Auf einigen Blogs und Gadget-Seiten habe ich Kritik am Preis erklingen hören. Doch ich sage: Lass die Jungs mal machen! Wenn sie sagen 350 Dollar, dann isses eben so. Wenn man ein wenig mehr darüber nachdenkt, dann ist es doch auch so:

IPhone-Nutzer bezahlen immer phantastischere Summen in einer immer höheren Frequenz. Z.B. um einfach mal locker mit drei Linsen zu knipsen. Ich kann mir nun nicht vorstellen, dass man sich alle 2 Jahre ein neues Light Phone kaufen würde, sobald der Unsmartening-Prozess gereift ist und man sich in der neuen Lebenswirklichkeit zurechtgefunden hat. Ergo muss man sich überlegen, was man mit dem neuen Budget-Überschuss machen will. Ein Fernstudium finanzieren? Ein Buch vermarkten? In einen ETF-Sparplan investieren? Pinsel, Leinwand und Ölfarbe kaufen?

Das Light Phone baut Feature ab und füllt den Raum mit Möglichkeiten.

350$ … ein fairer Obolus für die Finanzierung einer digitalen Weiterentwicklung.

Minimalismus als Reaktion

Nach den Jahrzehnten des Überfrachtens, der Komplexität und des Wachstums sehnen sich sicher die meisten Menschen nach einer neuen Phase des Digitalzeitalters. Eine Phase, die weniger Reaktion erfordert. Minimalismus ist sicher eine Form der Reaktion auf die Nicht-Reduktion auf die wesentlichen Aspekte. Und im Grunde ist das gut so. Denn es wird hinterfragt und ein Statement provoziert, welches das Füllhorn als normative Konstante in Frage stellt. Dinge können gerne schlauer und ‘smarter’ werden, wenn sie denn nützlich sind und individuelle Mündigkeit in einer komplexen Welt erhalten.

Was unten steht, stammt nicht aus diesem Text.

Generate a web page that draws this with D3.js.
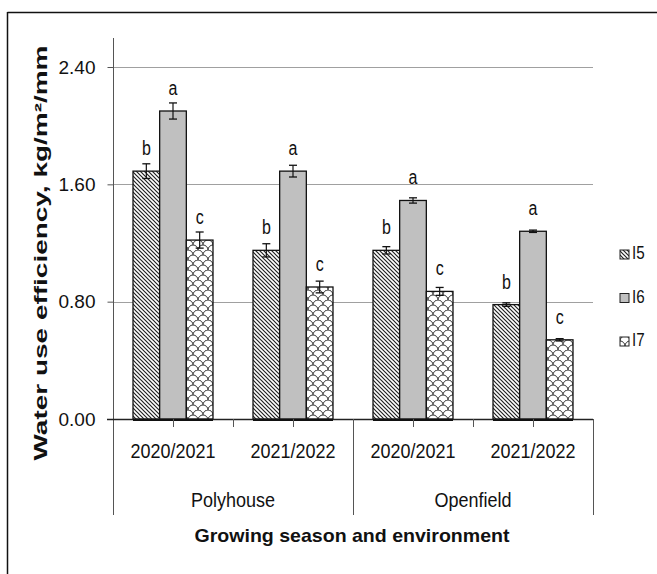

Selektion des Wichtigen, des Nützlichen, des Geeigneten … das wird ein Trend sein, den ich für das nächste Jahrzehnt auch als Gegenbewegung in methodischen Bereichen - etwa der Produktentwicklung - sehe. Pivoten, Market Fit, Growth Hacking … all das wird basal relevanteren Zielkorridoren weichen. Am Ende geht es um die qualitative Bereicherung. Und um diese effektiv umzusetzen, muss man manchmal eben auch rückbauen.